** begin SUPPLIED MATERIAL **
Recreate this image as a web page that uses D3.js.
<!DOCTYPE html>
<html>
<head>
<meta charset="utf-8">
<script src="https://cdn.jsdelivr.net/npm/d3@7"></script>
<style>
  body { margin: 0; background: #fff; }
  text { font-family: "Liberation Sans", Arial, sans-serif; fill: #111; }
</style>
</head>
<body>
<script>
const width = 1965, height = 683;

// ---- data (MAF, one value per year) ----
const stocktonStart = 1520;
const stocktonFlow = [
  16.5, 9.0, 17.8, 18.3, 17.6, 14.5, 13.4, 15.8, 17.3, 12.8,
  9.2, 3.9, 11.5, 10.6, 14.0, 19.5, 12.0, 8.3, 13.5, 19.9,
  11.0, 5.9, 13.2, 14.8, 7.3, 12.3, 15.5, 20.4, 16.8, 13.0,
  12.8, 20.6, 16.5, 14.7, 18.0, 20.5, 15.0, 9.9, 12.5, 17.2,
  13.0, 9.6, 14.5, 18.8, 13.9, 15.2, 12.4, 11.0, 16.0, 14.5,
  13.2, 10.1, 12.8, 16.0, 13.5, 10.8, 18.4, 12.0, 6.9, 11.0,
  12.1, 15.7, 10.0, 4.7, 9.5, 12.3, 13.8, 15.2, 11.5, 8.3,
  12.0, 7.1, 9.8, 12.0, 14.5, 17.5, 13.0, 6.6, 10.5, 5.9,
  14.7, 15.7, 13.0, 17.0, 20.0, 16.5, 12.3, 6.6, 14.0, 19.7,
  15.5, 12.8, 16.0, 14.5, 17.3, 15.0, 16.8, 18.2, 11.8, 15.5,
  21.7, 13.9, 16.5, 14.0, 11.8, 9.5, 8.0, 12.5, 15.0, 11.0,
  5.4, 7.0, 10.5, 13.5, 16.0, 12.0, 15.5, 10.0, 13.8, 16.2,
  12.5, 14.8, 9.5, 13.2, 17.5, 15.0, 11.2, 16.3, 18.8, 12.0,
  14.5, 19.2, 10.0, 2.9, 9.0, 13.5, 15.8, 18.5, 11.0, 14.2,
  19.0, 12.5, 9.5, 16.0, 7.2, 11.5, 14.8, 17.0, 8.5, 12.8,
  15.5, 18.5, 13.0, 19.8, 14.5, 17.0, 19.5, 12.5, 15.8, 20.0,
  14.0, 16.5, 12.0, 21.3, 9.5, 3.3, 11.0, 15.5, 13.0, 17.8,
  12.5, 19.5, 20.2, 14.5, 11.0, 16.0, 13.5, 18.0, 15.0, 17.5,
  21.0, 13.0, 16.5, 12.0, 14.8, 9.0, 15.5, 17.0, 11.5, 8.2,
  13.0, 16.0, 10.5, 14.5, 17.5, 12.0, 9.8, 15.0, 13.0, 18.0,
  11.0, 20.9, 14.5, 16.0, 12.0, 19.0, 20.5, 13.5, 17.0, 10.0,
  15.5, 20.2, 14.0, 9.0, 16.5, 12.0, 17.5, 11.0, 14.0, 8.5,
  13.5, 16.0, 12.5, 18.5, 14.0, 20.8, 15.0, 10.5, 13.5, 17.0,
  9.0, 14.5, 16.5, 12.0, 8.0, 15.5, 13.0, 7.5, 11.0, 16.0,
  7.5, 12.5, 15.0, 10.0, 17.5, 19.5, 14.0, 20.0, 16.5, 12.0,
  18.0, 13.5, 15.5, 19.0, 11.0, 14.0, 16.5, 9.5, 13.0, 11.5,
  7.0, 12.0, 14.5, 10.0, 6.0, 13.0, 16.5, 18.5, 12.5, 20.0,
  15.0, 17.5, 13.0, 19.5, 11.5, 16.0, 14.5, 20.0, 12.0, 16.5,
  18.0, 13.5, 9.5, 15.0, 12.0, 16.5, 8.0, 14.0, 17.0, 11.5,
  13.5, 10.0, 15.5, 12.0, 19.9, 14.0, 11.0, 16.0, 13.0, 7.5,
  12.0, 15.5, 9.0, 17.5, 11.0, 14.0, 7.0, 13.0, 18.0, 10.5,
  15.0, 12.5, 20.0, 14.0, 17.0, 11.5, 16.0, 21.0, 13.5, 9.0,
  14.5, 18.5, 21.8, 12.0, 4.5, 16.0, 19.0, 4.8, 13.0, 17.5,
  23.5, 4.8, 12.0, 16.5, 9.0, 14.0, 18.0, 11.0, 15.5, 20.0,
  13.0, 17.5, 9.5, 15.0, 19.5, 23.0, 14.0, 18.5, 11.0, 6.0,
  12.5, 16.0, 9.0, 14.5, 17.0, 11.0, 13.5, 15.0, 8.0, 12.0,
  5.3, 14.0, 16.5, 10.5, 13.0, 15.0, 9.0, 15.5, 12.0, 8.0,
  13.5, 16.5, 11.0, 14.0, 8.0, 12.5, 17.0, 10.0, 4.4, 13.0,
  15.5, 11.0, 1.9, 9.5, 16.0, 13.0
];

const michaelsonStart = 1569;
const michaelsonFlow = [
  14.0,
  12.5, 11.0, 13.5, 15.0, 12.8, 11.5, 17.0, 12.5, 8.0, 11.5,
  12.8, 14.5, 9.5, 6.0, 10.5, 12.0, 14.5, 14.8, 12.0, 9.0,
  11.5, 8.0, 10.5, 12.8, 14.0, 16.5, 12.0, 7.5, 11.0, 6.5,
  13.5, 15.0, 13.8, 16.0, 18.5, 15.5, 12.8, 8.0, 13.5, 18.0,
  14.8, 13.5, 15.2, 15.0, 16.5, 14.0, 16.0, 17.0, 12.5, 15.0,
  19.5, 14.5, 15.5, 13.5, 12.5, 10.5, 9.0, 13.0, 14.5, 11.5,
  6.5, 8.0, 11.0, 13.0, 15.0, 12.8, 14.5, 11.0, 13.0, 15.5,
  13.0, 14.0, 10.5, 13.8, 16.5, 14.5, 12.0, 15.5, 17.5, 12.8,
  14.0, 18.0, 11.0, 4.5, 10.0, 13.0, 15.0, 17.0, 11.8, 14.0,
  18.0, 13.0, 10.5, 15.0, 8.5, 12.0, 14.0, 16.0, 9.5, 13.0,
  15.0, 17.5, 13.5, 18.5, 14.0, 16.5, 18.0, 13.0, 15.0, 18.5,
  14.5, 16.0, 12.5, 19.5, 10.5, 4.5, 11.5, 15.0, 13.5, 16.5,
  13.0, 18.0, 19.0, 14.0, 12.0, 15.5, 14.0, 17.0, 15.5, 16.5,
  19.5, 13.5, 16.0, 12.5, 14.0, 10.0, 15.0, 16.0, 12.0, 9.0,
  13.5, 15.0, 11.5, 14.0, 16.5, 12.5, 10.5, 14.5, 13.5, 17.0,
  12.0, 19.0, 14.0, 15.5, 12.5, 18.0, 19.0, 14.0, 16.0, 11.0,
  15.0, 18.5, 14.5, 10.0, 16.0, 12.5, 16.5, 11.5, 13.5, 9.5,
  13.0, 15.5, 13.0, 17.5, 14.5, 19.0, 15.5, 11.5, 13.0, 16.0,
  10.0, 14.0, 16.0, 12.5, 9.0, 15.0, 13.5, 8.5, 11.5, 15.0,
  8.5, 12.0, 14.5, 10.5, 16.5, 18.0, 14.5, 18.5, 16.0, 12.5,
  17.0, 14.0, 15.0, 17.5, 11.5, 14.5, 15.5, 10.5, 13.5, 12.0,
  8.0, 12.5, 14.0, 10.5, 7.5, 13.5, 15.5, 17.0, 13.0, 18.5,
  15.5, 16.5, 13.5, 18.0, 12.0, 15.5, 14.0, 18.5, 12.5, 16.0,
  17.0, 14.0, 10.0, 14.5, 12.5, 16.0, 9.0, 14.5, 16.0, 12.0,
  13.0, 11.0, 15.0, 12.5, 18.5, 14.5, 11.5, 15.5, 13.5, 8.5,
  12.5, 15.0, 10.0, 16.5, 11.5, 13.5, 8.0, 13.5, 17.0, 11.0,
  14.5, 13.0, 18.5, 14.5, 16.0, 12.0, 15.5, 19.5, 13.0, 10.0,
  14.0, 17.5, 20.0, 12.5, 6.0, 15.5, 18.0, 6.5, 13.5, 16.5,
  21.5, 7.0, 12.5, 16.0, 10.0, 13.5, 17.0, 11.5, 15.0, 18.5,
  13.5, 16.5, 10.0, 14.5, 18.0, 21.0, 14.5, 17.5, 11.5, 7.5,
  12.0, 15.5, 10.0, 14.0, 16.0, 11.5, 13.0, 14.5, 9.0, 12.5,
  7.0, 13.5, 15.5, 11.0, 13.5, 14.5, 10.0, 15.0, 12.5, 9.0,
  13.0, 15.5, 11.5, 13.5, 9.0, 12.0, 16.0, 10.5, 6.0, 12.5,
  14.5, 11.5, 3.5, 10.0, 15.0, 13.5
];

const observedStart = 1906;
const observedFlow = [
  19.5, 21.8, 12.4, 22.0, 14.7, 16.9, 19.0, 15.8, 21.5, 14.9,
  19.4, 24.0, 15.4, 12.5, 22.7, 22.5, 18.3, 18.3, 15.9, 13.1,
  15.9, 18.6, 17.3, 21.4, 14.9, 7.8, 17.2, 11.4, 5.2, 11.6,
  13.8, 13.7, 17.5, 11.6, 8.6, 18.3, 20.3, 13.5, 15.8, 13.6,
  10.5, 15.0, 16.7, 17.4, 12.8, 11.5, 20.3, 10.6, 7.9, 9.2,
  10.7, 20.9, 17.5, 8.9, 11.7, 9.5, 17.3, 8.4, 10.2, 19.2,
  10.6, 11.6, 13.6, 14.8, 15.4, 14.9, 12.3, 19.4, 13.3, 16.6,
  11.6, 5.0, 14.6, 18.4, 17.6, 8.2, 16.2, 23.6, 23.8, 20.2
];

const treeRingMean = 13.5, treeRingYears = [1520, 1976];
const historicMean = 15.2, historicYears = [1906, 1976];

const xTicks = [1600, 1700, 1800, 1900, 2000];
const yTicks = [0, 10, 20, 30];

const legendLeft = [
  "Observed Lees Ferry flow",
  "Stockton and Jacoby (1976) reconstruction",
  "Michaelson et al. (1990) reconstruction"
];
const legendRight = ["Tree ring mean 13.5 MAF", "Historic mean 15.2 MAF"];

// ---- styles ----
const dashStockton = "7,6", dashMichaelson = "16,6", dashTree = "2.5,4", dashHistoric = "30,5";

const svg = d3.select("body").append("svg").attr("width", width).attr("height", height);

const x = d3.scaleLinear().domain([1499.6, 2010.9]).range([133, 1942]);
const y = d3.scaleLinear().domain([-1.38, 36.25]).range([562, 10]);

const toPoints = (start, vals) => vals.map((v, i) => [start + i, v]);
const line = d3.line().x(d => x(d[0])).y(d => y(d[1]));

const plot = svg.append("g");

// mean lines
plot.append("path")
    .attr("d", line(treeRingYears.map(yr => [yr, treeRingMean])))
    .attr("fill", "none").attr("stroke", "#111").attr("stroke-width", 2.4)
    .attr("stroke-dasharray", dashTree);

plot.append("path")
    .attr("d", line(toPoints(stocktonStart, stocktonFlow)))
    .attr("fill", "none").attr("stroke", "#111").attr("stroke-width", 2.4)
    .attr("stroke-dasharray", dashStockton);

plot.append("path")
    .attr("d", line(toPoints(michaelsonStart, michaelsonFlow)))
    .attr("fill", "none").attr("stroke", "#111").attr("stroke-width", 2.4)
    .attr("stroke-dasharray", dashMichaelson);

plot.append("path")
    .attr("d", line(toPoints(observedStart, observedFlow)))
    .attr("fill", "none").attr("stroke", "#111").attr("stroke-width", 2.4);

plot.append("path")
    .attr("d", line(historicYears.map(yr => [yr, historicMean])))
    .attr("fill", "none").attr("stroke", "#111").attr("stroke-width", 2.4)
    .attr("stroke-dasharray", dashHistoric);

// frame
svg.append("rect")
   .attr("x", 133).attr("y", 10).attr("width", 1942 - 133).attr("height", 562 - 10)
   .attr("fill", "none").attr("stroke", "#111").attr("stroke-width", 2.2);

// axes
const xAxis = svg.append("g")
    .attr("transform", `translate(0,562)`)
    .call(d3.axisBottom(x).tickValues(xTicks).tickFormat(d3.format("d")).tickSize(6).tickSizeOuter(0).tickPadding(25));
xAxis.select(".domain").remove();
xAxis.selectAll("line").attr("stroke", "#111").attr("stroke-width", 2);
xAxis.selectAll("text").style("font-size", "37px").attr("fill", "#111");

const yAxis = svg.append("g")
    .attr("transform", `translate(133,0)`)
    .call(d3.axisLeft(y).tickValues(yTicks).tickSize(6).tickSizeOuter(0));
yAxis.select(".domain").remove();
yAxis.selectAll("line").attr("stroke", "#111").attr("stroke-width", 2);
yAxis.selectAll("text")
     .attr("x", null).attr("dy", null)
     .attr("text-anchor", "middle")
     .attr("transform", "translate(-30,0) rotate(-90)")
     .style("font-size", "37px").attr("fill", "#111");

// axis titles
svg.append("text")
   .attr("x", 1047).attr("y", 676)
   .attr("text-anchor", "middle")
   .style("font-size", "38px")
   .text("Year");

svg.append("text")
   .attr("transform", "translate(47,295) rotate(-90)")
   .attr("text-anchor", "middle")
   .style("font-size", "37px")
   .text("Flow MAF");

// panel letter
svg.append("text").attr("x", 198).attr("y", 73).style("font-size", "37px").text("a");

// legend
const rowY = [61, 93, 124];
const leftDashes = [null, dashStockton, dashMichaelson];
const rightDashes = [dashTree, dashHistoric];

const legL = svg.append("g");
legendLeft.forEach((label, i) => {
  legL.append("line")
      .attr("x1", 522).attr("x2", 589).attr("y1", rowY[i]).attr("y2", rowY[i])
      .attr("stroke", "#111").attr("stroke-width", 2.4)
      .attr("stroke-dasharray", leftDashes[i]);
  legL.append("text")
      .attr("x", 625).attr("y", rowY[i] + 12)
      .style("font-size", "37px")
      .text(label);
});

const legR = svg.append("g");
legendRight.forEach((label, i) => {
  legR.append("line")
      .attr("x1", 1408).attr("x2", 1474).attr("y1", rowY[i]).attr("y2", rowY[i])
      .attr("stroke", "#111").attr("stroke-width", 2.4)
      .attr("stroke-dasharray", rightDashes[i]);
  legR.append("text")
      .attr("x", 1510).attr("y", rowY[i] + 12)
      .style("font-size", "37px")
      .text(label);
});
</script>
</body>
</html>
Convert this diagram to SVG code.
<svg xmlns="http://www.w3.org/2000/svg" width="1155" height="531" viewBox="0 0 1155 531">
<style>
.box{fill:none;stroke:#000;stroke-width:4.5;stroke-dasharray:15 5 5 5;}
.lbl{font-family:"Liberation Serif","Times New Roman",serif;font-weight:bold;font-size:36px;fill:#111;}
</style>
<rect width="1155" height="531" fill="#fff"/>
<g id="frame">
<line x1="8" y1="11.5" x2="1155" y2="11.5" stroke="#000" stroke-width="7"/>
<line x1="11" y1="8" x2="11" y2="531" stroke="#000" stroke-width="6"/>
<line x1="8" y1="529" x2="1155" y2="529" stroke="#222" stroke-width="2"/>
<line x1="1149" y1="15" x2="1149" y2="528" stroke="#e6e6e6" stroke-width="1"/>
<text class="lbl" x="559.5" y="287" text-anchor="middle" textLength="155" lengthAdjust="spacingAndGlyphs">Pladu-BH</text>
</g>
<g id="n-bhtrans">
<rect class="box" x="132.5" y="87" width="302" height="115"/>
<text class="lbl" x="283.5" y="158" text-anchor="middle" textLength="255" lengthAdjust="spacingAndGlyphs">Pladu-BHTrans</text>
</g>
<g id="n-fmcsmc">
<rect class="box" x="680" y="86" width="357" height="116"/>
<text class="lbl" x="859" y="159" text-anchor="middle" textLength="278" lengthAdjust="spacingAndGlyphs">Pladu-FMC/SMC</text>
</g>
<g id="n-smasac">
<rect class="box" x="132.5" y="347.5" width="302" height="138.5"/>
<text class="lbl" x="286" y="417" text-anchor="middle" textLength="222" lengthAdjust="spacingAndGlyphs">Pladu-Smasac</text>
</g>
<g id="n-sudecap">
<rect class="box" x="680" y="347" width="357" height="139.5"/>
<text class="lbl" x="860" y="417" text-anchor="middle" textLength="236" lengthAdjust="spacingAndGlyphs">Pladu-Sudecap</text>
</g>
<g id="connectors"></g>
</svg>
** end SUPPLIED MATERIAL **
Every line containing the string "this" must be listed.

:: TASK RESULT ::
Recreate this image as a web page that uses D3.js.
Convert this diagram to SVG code.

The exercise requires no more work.